III.  Objections préliminaires

[13]  Au début de l’audience, les défendeurs ont avancé deux objections préliminaires sur la recevabilité de la demande de contrôle judiciaire sous-jacente à la requête en injonction interlocutoire, et sur la recevabilité de la nouvelle preuve que les demandeurs ont tenté de soumettre avec leur réplique. J’ai rejeté le premier argument et une partie de la deuxième, pour les motifs suivants.

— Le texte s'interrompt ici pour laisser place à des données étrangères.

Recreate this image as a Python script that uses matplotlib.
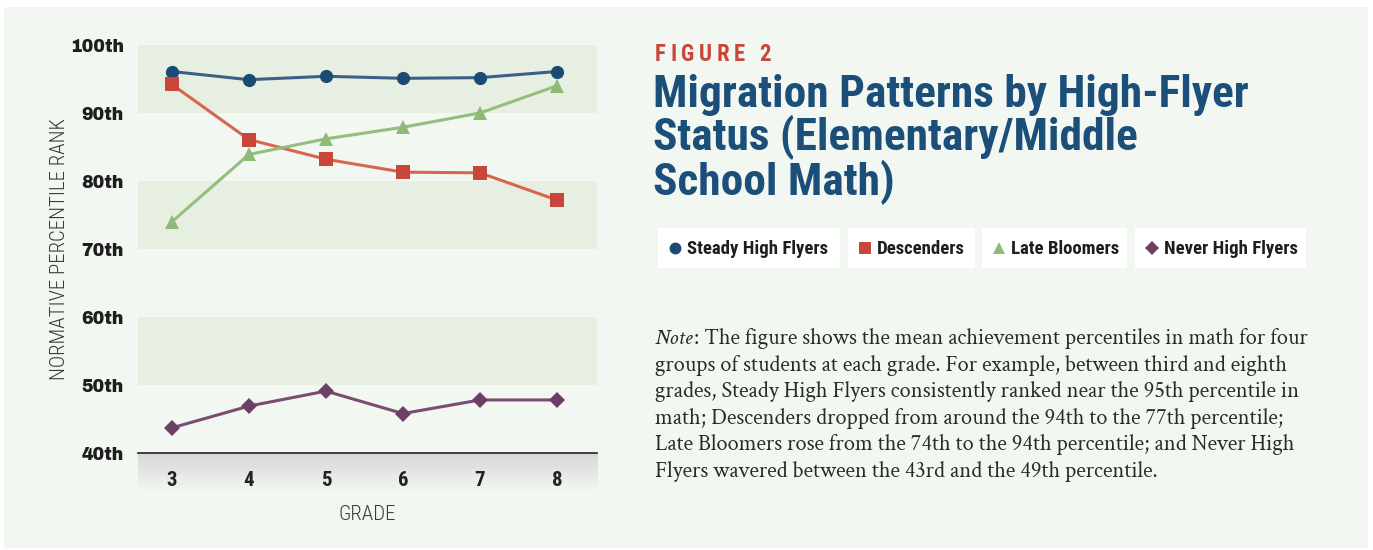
import matplotlib

matplotlib.use("Agg")
import matplotlib.pyplot as plt
import numpy as np
from matplotlib.patches import Rectangle

GRADES = [3, 4, 5, 6, 7, 8]
STEADY = [96.1, 94.9, 95.4, 95.1, 95.2, 96.1]
DESCENDERS = [94.2, 86.1, 83.2, 81.3, 81.2, 77.2]
LATE = [74.0, 83.9, 86.2, 87.9, 90.0, 94.0]
NEVER = [43.7, 46.9, 49.1, 45.8, 47.8, 47.8]

Y_TICKS = [40, 50, 60, 70, 80, 90, 100]
Y_LABELS = ["40th", "50th", "60th", "70th", "80th", "90th", "100th"]

SERIES = [
    ("Steady High Flyers", STEADY, "#1b4a73", "#3d5f85", "o", 9.5),
    ("Descenders", DESCENDERS, "#c9463b", "#d9654f", "s", 9.5),
    ("Late Bloomers", LATE, "#8fba78", "#94be7e", "^", 9.5),
    ("Never High Flyers", NEVER, "#6e3f66", "#7b4c72", "D", 8),
]

TITLE = "Migration Patterns by High-Flyer\nStatus (Elementary/Middle\nSchool Math)"
NOTE_LINES = [
    "The figure shows the mean achievement percentiles in math for four",
    "groups of students at each grade. For example, between third and eighth",
    "grades, Steady High Flyers consistently ranked near the 95th percentile in",
    "math; Descenders dropped from around the 94th to the 77th percentile;",
    "Late Bloomers rose from the 74th to the 94th percentile; and Never High",
    "Flyers wavered between the 43rd and the 49th percentile.",
]

W, H = 1373, 550
BG = "#f2f7f1"
BAND = "#e7efe3"
COND = ["Roboto Condensed", "DejaVu Sans"]
SERIF = ["Crimson Text", "DejaVu Serif"]
HEAVY = ["Archivo Black", "DejaVu Sans"]


def px(x, y):
    return x / W, 1 - y / H


fig = plt.figure(figsize=(W / 100, H / 100), dpi=100)
fig.patch.set_facecolor("white")
fig.patches.append(
    Rectangle((4 / W, 1 - 548 / H), 1364 / W, 541 / H, transform=fig.transFigure,
              facecolor=BG, edgecolor="none", zorder=-5)
)

# main axes: x 138..597 px, y 45 (100) .. 453 (40)
ax = fig.add_axes([138 / W, 1 - 453 / H, (597 - 138) / W, (453 - 45) / H])
ax.set_facecolor(BG)
ax.set_xlim(2.56, 8.52)
ax.set_ylim(40, 100)
for lo in (50, 70, 90):
    ax.axhspan(lo, lo + 10, color=BAND, zorder=0, lw=0)

for name, vals, mcol, lcol, mk, ms in SERIES:
    ax.plot(GRADES, vals, color=lcol, lw=2.2, zorder=2)
    ax.plot(GRADES, vals, ls="none", marker=mk, color=mcol, markersize=ms,
            markeredgewidth=0, zorder=3)

for s in ax.spines.values():
    s.set_visible(False)
ax.axhline(40, color="#222222", lw=1.2, zorder=4, clip_on=False)
ax.set_xticks([])
ax.set_yticks(Y_TICKS)
ax.set_yticklabels(Y_LABELS, family=HEAVY, fontsize=12.5, color="#1e1e1e")
ax.tick_params(axis="y", length=0, pad=10)
ax.set_ylabel("NORMATIVE PERCENTILE RANK", family=COND, fontweight=300,
              fontsize=15, color="#3a3a3a", labelpad=1)

# grey gradient band under the axis
gax = fig.add_axes([138 / W, 1 - 491 / H, (597 - 138) / W, 38 / H])
gax.set_zorder(-1)
grad = np.linspace(0, 1, 100).reshape(-1, 1)
top = np.array([0.84, 0.84, 0.84])
bot = np.array([0.95, 0.968, 0.945])
img = top + (bot - top) * grad[:, :, None]
gax.imshow(img, aspect="auto", extent=(2.56, 8.52, 1, 0), zorder=0)
gax.set_xlim(2.56, 8.52)
gax.set_ylim(1, 0)
gax.axis("off")
for g in GRADES:
    gax.text(g, 0.72, str(g), ha="center", va="center", family=COND,
             fontweight="bold", fontsize=15, color="#222222")
fig.text(*px(367, 514), "GRADE", ha="center", va="center", family=COND,
         fontweight=300, fontsize=15, color="#3a3a3a")

# "FIGURE 2" with letter spacing
fig.canvas.draw()
renderer = fig.canvas.get_renderer()
x = 655
for ch in "FIGURE 2":
    t = fig.text(x / W, 1 - 61 / H, ch, ha="left", va="baseline",
                 family=COND, fontweight="bold", fontsize=16.5, color="#c9473a")
    w = t.get_window_extent(renderer).width if ch != " " else 5
    x += w + 4.5

fig.text(*px(653, 74), TITLE, ha="left", va="top", family=COND,
         fontweight="bold", fontsize=32.7, color="#1b4f79", linespacing=0.98)

# legend boxes
boxes = [(658, 840), (848, 975), (982, 1127), (1135, 1306)]
for (x0, x1), (name, vals, mcol, lcol, mk, ms) in zip(boxes, SERIES):
    fig.patches.append(
        Rectangle(px(x0, 268), (x1 - x0) / W, 40 / H, transform=fig.transFigure,
                  facecolor="white", edgecolor="none", zorder=1)
    )
    fig.lines.append(
        plt.Line2D([(x0 + 17) / W], [1 - 248 / H], transform=fig.transFigure,
                   marker=mk, color=mcol, markersize=ms * 0.9, markeredgewidth=0,
                   zorder=2)
    )
    fig.text((x0 + 29) / W, 1 - 253.5 / H, name, ha="left", va="baseline",
             family=COND, fontweight="bold", fontsize=13.5, color="#1e1e1e",
             zorder=3)

# note
for i, line in enumerate(NOTE_LINES):
    y = 344 + i * 26.6
    if i == 0:
        t = fig.text(*px(655, y), "Note", ha="left", va="baseline", family=SERIF,
                     style="italic", fontsize=16.2, color="#2a2a2a")
        bb = t.get_window_extent(renderer)
        fig.text(bb.x1 / W, 1 - y / H, ": " + line, ha="left", va="baseline",
                 family=SERIF, fontsize=16.2, color="#2a2a2a")
    else:
        fig.text(*px(655, y), line, ha="left", va="baseline", family=SERIF,
                 fontsize=16.2, color="#2a2a2a")

fig.savefig("out.png", dpi=100, facecolor=fig.get_facecolor())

[14]  Les défendeurs prétendent que la demande de contrôle judiciaire n’est pas recevable, parce qu’il ne conforme pas à l’article 302 des Règles des Cours fédérales, DORS/98-106, qui stipule qu’une demande de contrôle judiciaire ne peut porter que sur ‘une seule décision. Ils prétendent aussi que c’est hors le délai de 30 jours prévu ’au paragraphe 18.1(2) de la Loi sur les Cours fédérales. De plus, la requête de l’injonction cherche des conclusions et ordonnances qui vont bien au-delà des droits invoqués dans la demande de contrôle judiciaire. Les demandeurs affirment que leur demande de contrôle judiciaire est axée sur une seule question – la même qui est à la base de l’affaire précédente (T-502-17), c’est-à-dire la décision de changer le Code d’appartenance afin de retrancher les membres de la famille Landry de la liste des membres de la bande. Toutes les autres décisions sont liées à cette fondation.

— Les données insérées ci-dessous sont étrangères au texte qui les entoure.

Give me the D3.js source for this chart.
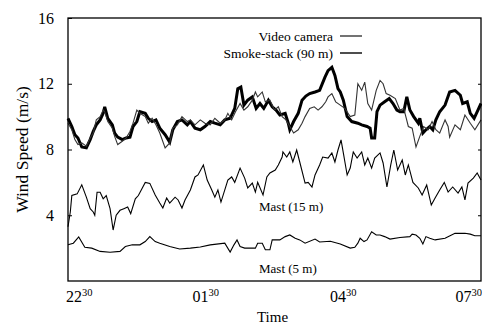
<!DOCTYPE html>
<html>
<head>
<meta charset="utf-8">
<script src="https://cdn.jsdelivr.net/npm/d3@7/dist/d3.min.js"></script>
<style>
  html, body { margin: 0; padding: 0; background: #fff; }
  svg { display: block; }
</style>
</head>
<body>
<svg id="chart" width="482" height="324"></svg>
<script>
// Wind speed records, time in minutes after 22:30, speed in m/s.
const videoCameraTime = [0,5,9,13,18,24,29,33,37,42,46,48,52,58,61,65,71,76,81,85,90,94,101,105,110,115,120,127,133,137,143,149,156,160,166,173,179,186,192,199,205,209,214,219,225,230,235,241,245,248,254,258,264,270,275,280,285,290,295,301,306,310,316,322,327,332,337,340,345,350,356,362,369,375,379,384,388,392,397,403,408,412,416,421,428,434,439,445,450,455,460,465,471,476,481,486,493,497,499,506,513,519,526,532,540];
const videoCameraSpeed = [9.6,9.2,8.6,8.3,8.4,8.2,8.7,9.0,9.8,10.0,10.4,10.3,9.7,9.3,8.8,8.3,8.5,8.7,9.1,9.6,10.4,10.2,10.0,9.6,9.9,9.5,9.0,8.1,8.4,9.3,9.5,10.0,9.7,9.8,9.5,9.8,9.6,9.5,9.9,9.6,9.8,10.2,9.8,10.3,10.8,10.4,10.6,11.0,11.5,11.2,11.5,10.9,11.0,10.4,10.6,10.0,9.8,9.4,9.0,9.2,9.6,10.0,10.5,10.6,10.4,10.6,10.9,11.2,11.4,10.9,10.7,10.5,10.0,10.1,12.0,11.6,12.1,10.8,10.4,11.6,12.2,12.0,11.4,11.3,11.1,10.4,10.5,9.4,9.3,8.15,8.8,9.4,9.2,9.7,9.2,9.0,9.8,9.4,8.75,9.5,9.2,10.1,9.6,9.2,9.8];

const smokeStackTime = [0,5,9,13,18,24,29,33,37,42,46,48,52,58,61,65,71,76,81,85,90,94,101,105,110,115,120,127,133,137,143,149,156,160,166,173,179,186,192,199,205,212,218,222,226,230,235,241,246,251,256,262,267,272,277,284,288,290,295,301,306,311,316,323,329,336,340,345,349,353,356,360,365,371,379,384,391,395,397,401,404,408,414,420,425,430,434,439,443,447,452,458,460,464,468,473,477,481,486,493,499,506,513,516,522,526,531,536,540];
const smokeStackSpeed = [9.9,9.4,8.9,8.7,8.15,8.1,8.6,9.1,9.5,9.8,10.2,10.6,9.9,9.5,9.0,8.75,8.6,8.7,8.75,9.4,9.7,10.3,10.2,9.9,9.7,9.8,9.3,8.9,8.45,9.2,9.7,9.8,9.5,9.7,9.3,9.2,9.4,9.7,9.6,9.5,9.8,9.9,10.5,11.7,11.8,10.7,11.0,11.2,10.5,10.8,10.5,11.0,10.6,10.4,10.1,10.2,9.6,9.2,9.7,10.2,11.0,11.25,11.4,11.5,11.6,12.4,12.8,13.0,12.5,11.7,11.5,11.0,10.0,9.7,9.6,9.5,9.4,9.3,8.7,8.7,10.3,10.7,10.9,11.1,10.8,10.4,10.3,10.3,11.2,10.4,10.0,9.6,9.9,9.0,9.2,9.4,9.2,9.8,10.3,10.7,11.5,11.6,11.3,10.8,10.9,10.2,9.9,10.4,10.8];

const mast15Time = [0,3,5,12,18,24,29,33,35,38,42,46,50,55,59,63,68,73,78,82,88,92,97,101,107,114,120,124,129,133,140,144,149,153,160,166,170,177,182,188,192,196,200,205,209,214,218,225,231,235,241,245,248,255,260,264,271,275,280,281,286,290,294,299,303,310,314,319,323,329,333,340,345,349,353,357,360,365,369,373,378,384,388,392,397,401,408,412,417,422,426,431,437,441,445,451,458,463,469,475,480,486,492,497,503,510,515,519,523,530,535,540];
const mast15Speed = [3.3,4.2,5.2,5.3,5.85,5.1,4.4,4.2,4.0,5.4,5.4,5.0,5.2,4.4,3.1,4.0,4.3,4.4,4.5,4.1,5.0,5.2,5.65,6.0,5.94,5.23,4.74,4.44,5.05,4.74,5.1,4.93,4.44,4.93,5.54,6.33,6.45,7.06,6.14,5.54,5.1,5.54,4.8,5.54,6.14,6.33,6.0,6.87,6.26,5.66,5.96,5.41,6.0,5.23,6.33,6.57,6.75,7.06,7.54,7.85,7.54,7.85,7.24,7.97,7.24,5.96,6.0,5.72,6.45,7.06,7.54,7.48,7.79,7.24,7.97,8.58,7.79,6.45,6.87,7.85,7.48,7.85,7.06,7.48,6.87,7.48,7.79,7.18,5.72,7.06,7.97,6.75,7.36,6.45,7.06,6.0,5.66,5.23,5.84,4.62,5.05,5.54,6.0,5.41,5.72,5.35,5.72,4.93,5.96,6.26,6.57,6.14];

const mast5Time = [0,7,14,22,31,42,55,68,75,84,94,101,107,114,120,133,146,160,173,186,205,212,217,221,225,231,245,248,254,258,264,267,277,284,290,297,303,310,323,329,343,356,369,375,379,382,387,391,397,403,408,414,421,434,447,450,455,460,464,468,473,480,493,506,519,526,532,540];
const mast5Speed = [2.2,2.3,2.68,2.05,2.0,1.8,1.75,1.8,2.1,2.2,2.2,2.4,2.7,2.4,2.3,2.1,1.95,2.0,2.07,2.2,2.3,1.76,2.2,2.5,2.1,2.0,2.0,2.3,2.3,1.9,1.9,2.5,2.5,2.7,2.8,2.6,2.5,2.3,2.55,2.37,2.42,2.25,2.0,2.05,2.3,2.6,2.4,2.5,3.0,2.8,2.8,2.7,2.55,2.65,2.7,2.85,2.8,2.6,2.25,2.7,2.6,2.5,2.6,2.9,2.9,2.85,2.75,2.75];

const yTicks = [4, 8, 12, 16];
const xTickMinutes = [0, 180, 360, 540];
const xTickHours = ["22", "01", "04", "07"];
const xTickMinuteLabel = "30";

const FONT = "Liberation Serif";
const svg = d3.select("#chart");
const margin = { left: 68, right: 1, top: 18, bottom: 43 };
const W = 482, H = 324;

const x = d3.scaleLinear().domain([0, 540]).range([margin.left, W - margin.right]);
const y = d3.scaleLinear().domain([0, 16]).range([H - margin.bottom, margin.top]);

const pairs = (t, v) => t.map((d, i) => [d, v[i]]);
const line = d3.line().x(d => x(d[0])).y(d => y(d[1]));

const addText = (sel) => sel.append("text").style("font-family", FONT).attr("fill", "#000");

// series
svg.append("path").datum(pairs(mast5Time, mast5Speed))
  .attr("d", line).attr("fill", "none").attr("stroke", "#000").attr("stroke-width", 1.1);
svg.append("path").datum(pairs(mast15Time, mast15Speed))
  .attr("d", line).attr("fill", "none").attr("stroke", "#000").attr("stroke-width", 1.1);
svg.append("path").datum(pairs(smokeStackTime, smokeStackSpeed))
  .attr("d", line).attr("fill", "none").attr("stroke", "#000").attr("stroke-width", 3)
  .attr("stroke-linejoin", "miter");
svg.append("path").datum(pairs(videoCameraTime, videoCameraSpeed))
  .attr("d", line).attr("fill", "none").attr("stroke", "#333").attr("stroke-width", 1.1);

// frame
svg.append("rect")
  .attr("x", x(0)).attr("y", y(16))
  .attr("width", x(540) - x(0)).attr("height", y(0) - y(16))
  .attr("fill", "none").attr("stroke", "#000").attr("stroke-width", 1.3);

// y axis, inward ticks
const yAxis = svg.append("g").attr("transform", `translate(${x(0)},0)`)
  .call(d3.axisLeft(y).tickValues(yTicks).tickSize(-4).tickPadding(14).tickFormat(d3.format("d")));
yAxis.select(".domain").remove();
yAxis.selectAll("line").attr("stroke", "#000");
yAxis.selectAll("text").attr("font-size", 16).attr("fill", "#000").style("font-family", FONT);

const yAxisR = svg.append("g").attr("transform", `translate(${x(540)},0)`)
  .call(d3.axisRight(y).tickValues(yTicks.slice(0, 3)).tickSize(-3).tickFormat(""));
yAxisR.select(".domain").remove();
yAxisR.selectAll("line").attr("stroke", "#000");

// x tick labels with superscript minutes
xTickMinutes.forEach((m, i) => {
  const last = i === xTickMinutes.length - 1;
  const t = addText(svg)
    .attr("x", x(m) + (i === 0 ? -2 : last ? 1 : 0))
    .attr("y", 302)
    .attr("font-size", 16)
    .attr("text-anchor", i === 0 ? "start" : last ? "end" : "middle");
  t.append("tspan").text(xTickHours[i]);
  t.append("tspan").attr("font-size", 10.5).attr("dy", -6).text(xTickMinuteLabel);
});

// axis titles
addText(svg).attr("x", (x(0) + x(540)) / 2 - 2).attr("y", 322)
  .attr("text-anchor", "middle").attr("font-size", 15).text("Time");
addText(svg)
  .attr("transform", `translate(28,${(y(0) + y(16)) / 2}) rotate(-90)`)
  .attr("text-anchor", "middle").attr("font-size", 17.5).text("Wind Speed (m/s)");

// legend
const legend = [
  { label: "Video camera", width: 1.1, y: 36 },
  { label: "Smoke-stack (90 m)", width: 1.4, y: 53 }
];
legend.forEach(d => {
  addText(svg).attr("x", 333).attr("y", d.y + 5).attr("text-anchor", "end")
    .attr("font-size", 13.5).text(d.label);
  svg.append("line").attr("x1", 340).attr("x2", 362).attr("y1", d.y).attr("y2", d.y)
    .attr("stroke", "#000").attr("stroke-width", d.width);
});

// series labels
addText(svg).attr("x", 259).attr("y", 211).attr("font-size", 13).text("Mast (15 m)");
addText(svg).attr("x", 259).attr("y", 273).attr("font-size", 13).text("Mast (5 m)");
</script>
</body>
</html>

[15]  J’ai rejeté l’objection des défendeurs, parce que la demande de contrôle judiciaire est fondée sur une question primordiale – est-ce que le processus adopté pour modifier le code d’appartenance est valide ou non? Les autres décisions prises par le Conseil de la bande, ou ses représentants sont toutes liées à cette affaire. De plus, je n’accepte pas l’objection fondée sur le délai, compte tenu de la position prise par les avocats des défendeurs pendant la séance de gestion d’instance.

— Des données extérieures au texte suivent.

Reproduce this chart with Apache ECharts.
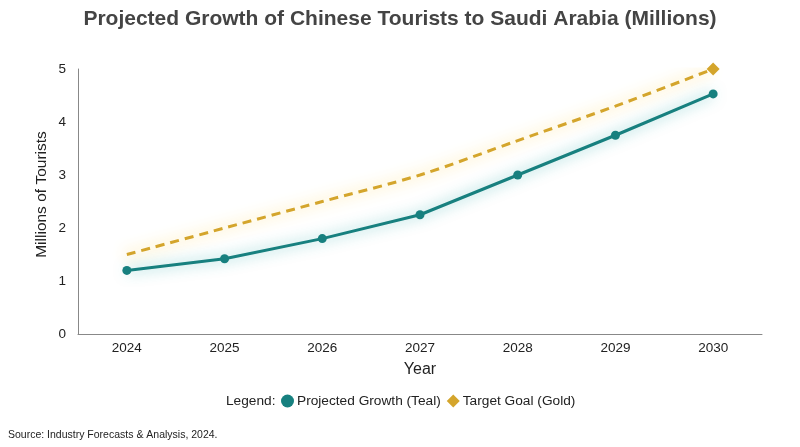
<!DOCTYPE html>
<html>
<head>
<meta charset="utf-8">
<script src="https://cdn.jsdelivr.net/npm/echarts@6/dist/echarts.min.js"></script>
<style>
html,body{margin:0;padding:0;background:#fff;}
#chart{width:800px;height:447px;}
</style>
</head>
<body>
<div id="chart"></div>
<script>
const years = ['2024','2025','2026','2027','2028','2029','2030'];
const projectedGrowth = [1.2, 1.42, 1.8, 2.25, 3.0, 3.75, 4.53];
const targetGoal = [1.5, 2.0, 2.5, 3.0, 3.65, 4.3, 5.0];
const yTicks = [0, 1, 2, 3, 4, 5];

const TEAL = '#17807f';
const GOLD = '#d4a52c';
const FONT = 'Liberation Sans, Arial, sans-serif';

const chart = echarts.init(document.getElementById('chart'));
chart.setOption({
  animation: false,
  title: {
    text: 'Projected Growth of Chinese Tourists to Saudi Arabia (Millions)',
    left: 'center', top: 4,
    textStyle: { fontFamily: FONT, fontSize: 21, fontWeight: 'bold', color: '#444' }
  },
  grid: { left: 78, right: 38, top: 69, bottom: 113 },
  legend: {
    left: 281, top: 394, padding: 0,
    itemWidth: 13, itemHeight: 13, itemGap: 6,
    textStyle: { fontFamily: FONT, fontSize: 13.7, color: '#222', padding: [0, 0, 0, -2] },
    data: [
      { name: 'Projected Growth (Teal)', icon: 'circle' },
      { name: 'Target Goal (Gold)', icon: 'diamond' }
    ]
  },
  graphic: [
    { type: 'text', left: 226, top: 394,
      style: { text: 'Legend:', fontFamily: FONT, fontSize: 13.7, fill: '#222' } },
    { type: 'text', left: 8, top: 430,
      style: { text: 'Source: Industry Forecasts & Analysis, 2024.', fontFamily: FONT, fontSize: 10.5, fill: '#222' } }
  ],
  xAxis: {
    type: 'category', data: years, boundaryGap: true,
    name: 'Year', nameLocation: 'middle', nameGap: 28,
    nameTextStyle: { fontFamily: FONT, fontSize: 16, color: '#222' },
    axisLine: { lineStyle: { color: '#888', width: 1 } },
    axisTick: { show: false },
    axisLabel: { fontFamily: FONT, fontSize: 13.5, color: '#222', margin: 7 }
  },
  yAxis: {
    type: 'value', min: yTicks[0], max: yTicks[yTicks.length - 1], interval: 1,
    name: 'Millions of Tourists', nameLocation: 'middle', nameGap: 28,
    nameMoveOverlap: false,
    nameTextStyle: { fontFamily: FONT, fontSize: 15.5, color: '#222', padding: [0, 0, 0, 14] },
    axisLine: { show: true, lineStyle: { color: '#888', width: 1 } },
    axisTick: { show: false },
    splitLine: { show: false },
    axisLabel: { fontFamily: FONT, fontSize: 13.5, color: '#222', margin: 12 }
  },
  series: [
    {
      name: 'Target Goal (Gold)', type: 'line', smooth: 0.3,
      z: 2,
      data: targetGoal.map((v, i) => ({
        value: v,
        symbol: i === targetGoal.length - 1 ? 'diamond' : 'none',
        symbolSize: 13
      })),
      itemStyle: { color: GOLD },
      lineStyle: { color: GOLD, width: 3, type: [9, 6],
        shadowBlur: 14, shadowColor: 'rgba(255,205,50,0.85)' }
    },
    {
      name: 'Projected Growth (Teal)', type: 'line', smooth: false,
      z: 3,
      data: projectedGrowth,
      symbol: 'circle', symbolSize: 9,
      itemStyle: { color: TEAL },
      lineStyle: { color: TEAL, width: 3,
        shadowBlur: 14, shadowColor: 'rgba(40,170,170,0.7)' }
    }
  ]
});
</script>
</body>
</html>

[16]  La deuxième objection fondée sur le dépôt par les demandeurs d’un affidavit supplémentaire, qu’ils veulent déposer avec leur réplique, est fondée sur le non-respect des Règles, et de la décision de la Cour d’appel fédérale dans l’affaire Amgen Canada Inc c Apotex Inc, 2016 CAF 121 [Amgen]. M. le juge Stratas a noté, dans sa décision, que les articles des Règles qui régissent les requêtes n’autorisent pas expressément le dépôt d’une preuve en réplique. Cependant, en considérant les principes d’équité procédurale et le besoin de prendre une décision appropriée, les Cours fédérales ont adopté des lignes directrices sur l’admissibilité des affidavits supplémentaires, compte tenu de l’intérêt de la justice. Selon la jurisprudence, il faut tenir compte des éléments suivants : si l’élément de preuve aidera la Cour; si l’admission de la preuve causait un préjudice grave à l’autre partie; et si l’élément de preuve était disponible lors du dépôt des affidavits ou s’il avait pu être découvert en démontrant une diligence raisonnable (voir Amgen au para 13).

[17]  Dans toutes les circonstances de la requête devant moi, et considérant que les documents doivent être assemblés et présentés dans un court délai, et que la plupart des documents produits au soutien de l’affidavit (les pièces jointes) sont les lettres, courriels ou autres documents déjà soumis à la bande, j’ai décidé d’accepter cette preuve. Cependant, dans son affidavit, le demandeur Stéphane Landry dit que « je me serais porté candidat aux élections prévu pour le 10 juin prochain, n’eût été retranchement illégal de mon non de la liste des membres de la bande ». Compte tenu des éléments indiqués ci-haut, j’ai décidé de ne pas accepter cette partie de l’affidavit, considérant le manque d’explication pour le retard d’un élément de preuve si important, et l’absence de l’opportunité de contre-interrogation sur ce point.

IV.  Questions en litige

[18]  Les questions à résoudre dans le cadre de la présente requête peuvent être formulées comme suit :

  1. Le critère régissant les injonctions interlocutoires a-t-il été respecté?
  2. La Cour devrait-elle donner suite aux ordonnances auxiliaires liées à la conduite du Conseil dans la période intermédiaire jusqu’à ce que la décision finale sur le contrôle judiciaire?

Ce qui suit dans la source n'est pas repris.